Now that the RLPA is satisfied with a salary cap that compares to a percentage of revenue of their benchmark brethren in US sporting leagues, it is time the NRL enforces a similar level of transparency and structure that they adopt. However, this probably isn’t enforceable until the next CBA as it is unlikely to have been included in the one negotiated last year. That potential hiccup aside, if implemented it is an extremely effective and popular fan engagement tool in US sports for fans to completely understand how their team is spending money on players. It also can be an effective policing monitor of the salary cap, which the NRL has not been to enforce for decades without one club bending the rules behind their back.

The aspect of US sporting leagues that would not work well for the NRL is a player draft system for rookies. Drafts only work well in sports that have an environment with no competitive threat for players to opt to ply their trade in another country, or switch codes, which is why it works well for US sports. Terry Hill did rugby league a favour and avoided much long term pain and headaches for the league by challenging the farcical “External and Internal Draft” system in 1991, leading the system to its demise.

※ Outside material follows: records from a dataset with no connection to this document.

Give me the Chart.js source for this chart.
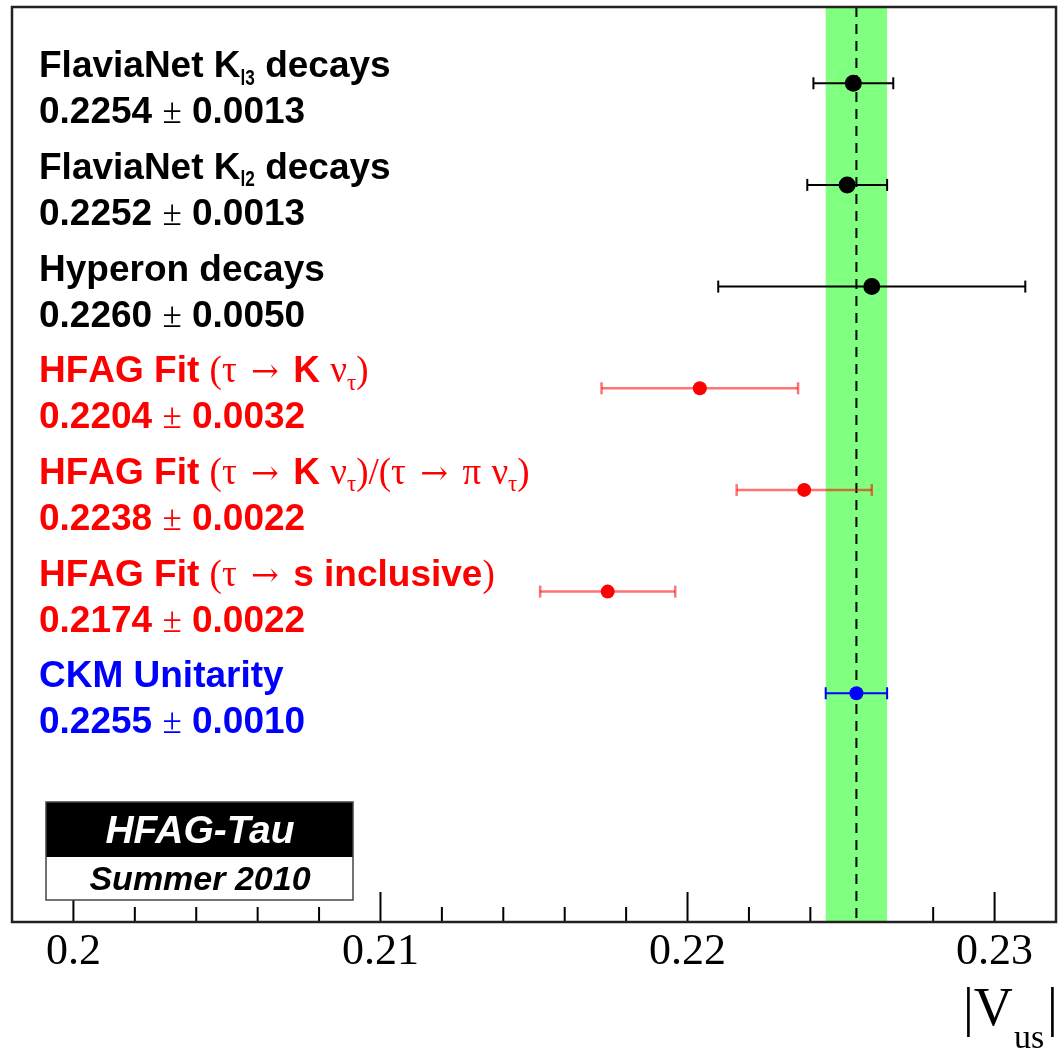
<!DOCTYPE html>
<html>
<head>
<meta charset="utf-8">
<script src="https://cdn.jsdelivr.net/npm/chart.js@4.4.0/dist/chart.umd.min.js"></script>
<style>
  html, body { margin: 0; padding: 0; background: #fff; }
  canvas { display: block; }
</style>
</head>
<body>
<canvas id="vus" width="1059" height="1049"></canvas>
<script>
// |Vus| determinations, top to bottom
const measurements = [
  'FlaviaNet K_{l3} decays',
  'FlaviaNet K_{l2} decays',
  'Hyperon decays',
  'HFAG Fit (τ → K ν_{τ})',
  'HFAG Fit (τ → K ν_{τ})/(τ → π ν_{τ})',
  'HFAG Fit (τ → s inclusive)',
  'CKM Unitarity'
];
const vusValues = [0.2254, 0.2252, 0.2260, 0.2204, 0.2238, 0.2174, 0.2255];
const vusErrors = [0.0013, 0.0013, 0.0050, 0.0032, 0.0022, 0.0022, 0.0010];
const groups = ['other', 'other', 'other', 'tau', 'tau', 'tau', 'ckm'];
const xTicks = [0.2, 0.21, 0.22, 0.23];
const xTickLabels = ['0.2', '0.21', '0.22', '0.23'];
const unitarityIndex = 6;

const style = {
  other: { point: '#000000', bar: '#000000', radius: 8.5, width: 2 },
  tau:   { point: '#ff0000', bar: 'rgba(255,0,0,0.55)', radius: 7, width: 2.5 },
  ckm:   { point: '#0000ff', bar: '#0000ff', radius: 7, width: 2 }
};
const textColor = { other: '#000000', tau: '#ff0000', ckm: '#0000ff' };

const SYMBOLS = 'τνπ±()/';
const FONT_SIZE = 37;

// draws a label with _{..} subscripts; greek letters and arrows use a serif face
function drawRich(ctx, text, x, y, size, color) {
  ctx.fillStyle = color;
  ctx.textBaseline = 'alphabetic';
  ctx.textAlign = 'left';
  let i = 0;
  while (i < text.length) {
    let chunk, sub = false;
    if (text.startsWith('_{', i)) {
      const end = text.indexOf('}', i);
      chunk = text.slice(i + 2, end);
      i = end + 1;
      sub = true;
    } else {
      chunk = text[i];
      i++;
    }
    for (const ch of chunk) {
      const sym = SYMBOLS.includes(ch);
      let s = sub ? size * 0.62 : size;
      if (ch === '±') s = size * 0.95;
      let pad = 0;
      if (ch === '→') {
        ctx.font = (size * 0.9) + 'px "DejaVu Serif"';
        pad = 4;
      } else {
        ctx.font = sym ? s + 'px "Liberation Serif"' : 'bold ' + s + 'px "Liberation Sans"';
      }
      const dy = sub ? size * 0.2 : 0;
      // sans subscripts are set narrow
      const sx = sub && !sym ? 0.75 : 1;
      x += pad;
      ctx.save();
      ctx.translate(x, y + dy);
      ctx.scale(sx, 1);
      ctx.fillText(ch, 0, 0);
      ctx.restore();
      x += ctx.measureText(ch).width * sx + pad;
    }
  }
}

const overlay = {
  id: 'overlay',
  beforeDatasetsDraw(chart) {
    const { ctx, chartArea: a, scales: { x } } = chart;
    ctx.save();
    // inward ticks every 0.002, long ones on labelled values
    ctx.strokeStyle = '#000';
    ctx.lineWidth = 2;
    for (let k = 99; k <= 116; k++) {
      const px = x.getPixelForValue(k * 0.002);
      const len = k % 5 === 0 ? 30 : 15;
      ctx.beginPath();
      ctx.moveTo(px, a.bottom);
      ctx.lineTo(px, a.bottom - len);
      ctx.stroke();
    }
    // unitarity band and central value
    const v = vusValues[unitarityIndex], e = vusErrors[unitarityIndex];
    const lo = x.getPixelForValue(v - e), hi = x.getPixelForValue(v + e);
    ctx.fillStyle = '#80ff80';
    ctx.fillRect(lo, a.top, hi - lo, a.bottom - a.top - 1);
    const mid = x.getPixelForValue(v);
    ctx.setLineDash([10, 7]);
    ctx.beginPath();
    ctx.moveTo(mid, a.top);
    ctx.lineTo(mid, a.bottom);
    ctx.stroke();
    ctx.restore();
  },
  afterDatasetsDraw(chart) {
    const { ctx, chartArea: a, scales: { y } } = chart;
    ctx.save();
    // frame
    ctx.strokeStyle = '#222';
    ctx.lineWidth = 2.5;
    ctx.strokeRect(a.left, a.top, a.right - a.left, a.bottom - a.top);

    // measurement captions
    measurements.forEach((name, i) => {
      const py = y.getPixelForValue(i);
      const c = textColor[groups[i]];
      drawRich(ctx, name, 39, py - 6, FONT_SIZE, c);
      drawRich(ctx, vusValues[i].toFixed(4) + ' ± ' + vusErrors[i].toFixed(4), 39, py + 40, FONT_SIZE, c);
    });

    // HFAG-Tau badge
    ctx.fillStyle = '#000';
    ctx.fillRect(46, 802, 307, 55);
    ctx.fillStyle = '#fff';
    ctx.fillRect(46, 857, 307, 43);
    ctx.strokeStyle = '#444';
    ctx.lineWidth = 1.5;
    ctx.strokeRect(46, 802, 307, 98);
    ctx.textAlign = 'center';
    ctx.textBaseline = 'alphabetic';
    ctx.font = 'italic bold 39px "Liberation Sans"';
    ctx.fillText('HFAG-Tau', 200, 843);
    ctx.fillStyle = '#000';
    ctx.font = 'italic bold 34px "Liberation Sans"';
    ctx.fillText('Summer 2010', 200, 890);

    // axis title |V_us|
    ctx.textAlign = 'left';
    ctx.font = '54px "Liberation Serif"';
    ctx.fillText('|V', 963, 1025);
    ctx.fillText('|', 1047, 1025);
    ctx.font = '34px "Liberation Serif"';
    ctx.fillText('us', 1014, 1048);
    ctx.restore();
  }
};

const pointData = vusValues.map((v, i) => ({ x: v, y: i }));
const barSets = vusValues.map((v, i) => {
  const s = style[groups[i]];
  return {
    data: [{ x: v - vusErrors[i], y: i }, { x: v + vusErrors[i], y: i }],
    showLine: true,
    borderColor: s.bar,
    borderWidth: s.width,
    pointStyle: 'line',
    pointRotation: 90,
    pointRadius: 6,
    pointBorderColor: s.bar,
    pointBorderWidth: s.width,
    order: 1
  };
});

new Chart(document.getElementById('vus'), {
  type: 'scatter',
  data: {
    datasets: [
      {
        data: pointData,
        pointRadius: groups.map(g => style[g].radius),
        pointBackgroundColor: groups.map(g => style[g].point),
        pointBorderWidth: 0,
        order: 0
      },
      ...barSets
    ]
  },
  options: {
    responsive: false,
    animation: false,
    devicePixelRatio: 1,
    layout: { autoPadding: false, padding: { left: 12, top: 7, right: 3, bottom: 0 } },
    plugins: { legend: { display: false }, tooltip: { enabled: false } },
    scales: {
      x: {
        type: 'linear',
        min: 0.198,
        max: 0.232,
        afterBuildTicks: s => { s.ticks = xTicks.map(v => ({ value: v })); },
        afterFit: s => { s.height = 127; },
        grid: { display: false, drawTicks: false },
        border: { display: false },
        ticks: {
          font: { family: 'Liberation Serif', size: 44 },
          color: '#000',
          padding: 4,
          maxRotation: 0,
          autoSkip: false,
          callback: (v, i) => xTickLabels[i]
        }
      },
      y: { type: 'linear', min: -0.75, max: 8.25, reverse: true, display: false }
    }
  },
  plugins: [overlay]
});
</script>
</body>
</html>
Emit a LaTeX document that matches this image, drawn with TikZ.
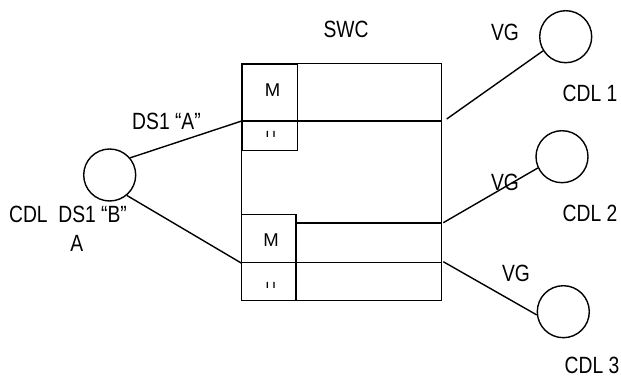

It is difficult to find a logical explanation as to why the NRL doesn’t simply embrace these basic concepts that work so successfully for domestic sporting leagues across the world. This is because there isn’t one.

The argument used to go that it wasn’t fair on players to organise a relocation between October and March (five months) if they were to change clubs at the end of the season. This despite the fact 11 of the 16 NRL clubs are within 350km of each other and other professional athletes have to move thousands of kilometres or to other countries within days and seem to manage fine. This argument also fails to hold water now given in recent seasons players have been able to successfully move to an interstate club mid-season.

The latest supporters of the current status quo such has Paul Kent insist, in spite of every professional sporting league in the world successfully implementing transparent salary cap figures and mid- and post-season player transfer windows, that it will not work for the NRL. He argued vehemently on Triple M last season that player transfer windows will not work because rugby league clubs, players and agents will still break the rules anyway and make deals outside the window and the NRL won’t be able to police it. If that is the case, why have a 10m rule, a forward pass rule or a grapple tackle rule because players will just break the rules anyway and referees will turn a blind eye? Oh that’s right…

But that is not the point. The important thing, as in life, is that at least one rule is needed so that most people follow them and some order is established, otherwise it would just be anarchy, which is pretty much what the current NRL system is.

Rugby league should not fear player transfer windows, if rules are broken, they run the risk of being punished and the media will get a juicy story to write about it. If a deal is made outside the window, they also run the risk of it not being registered or one party changing its mind in the weeks or months in between. In the end the majority will toe the line, much like the salary cap. It will also avoid the farcical case of players continuing to play for one club while they have signed for another. The damage this causes in terms of the game’s reputation to casual fans is grossly underrated.

There is nothing but upside for the NRL and its fans if it embraces a transparent salary cap and player transfer window that occur mid season (June) and post season (October). Hopefully this time next year rugby league fans will not have to envy what the NBA and football leagues get to experience.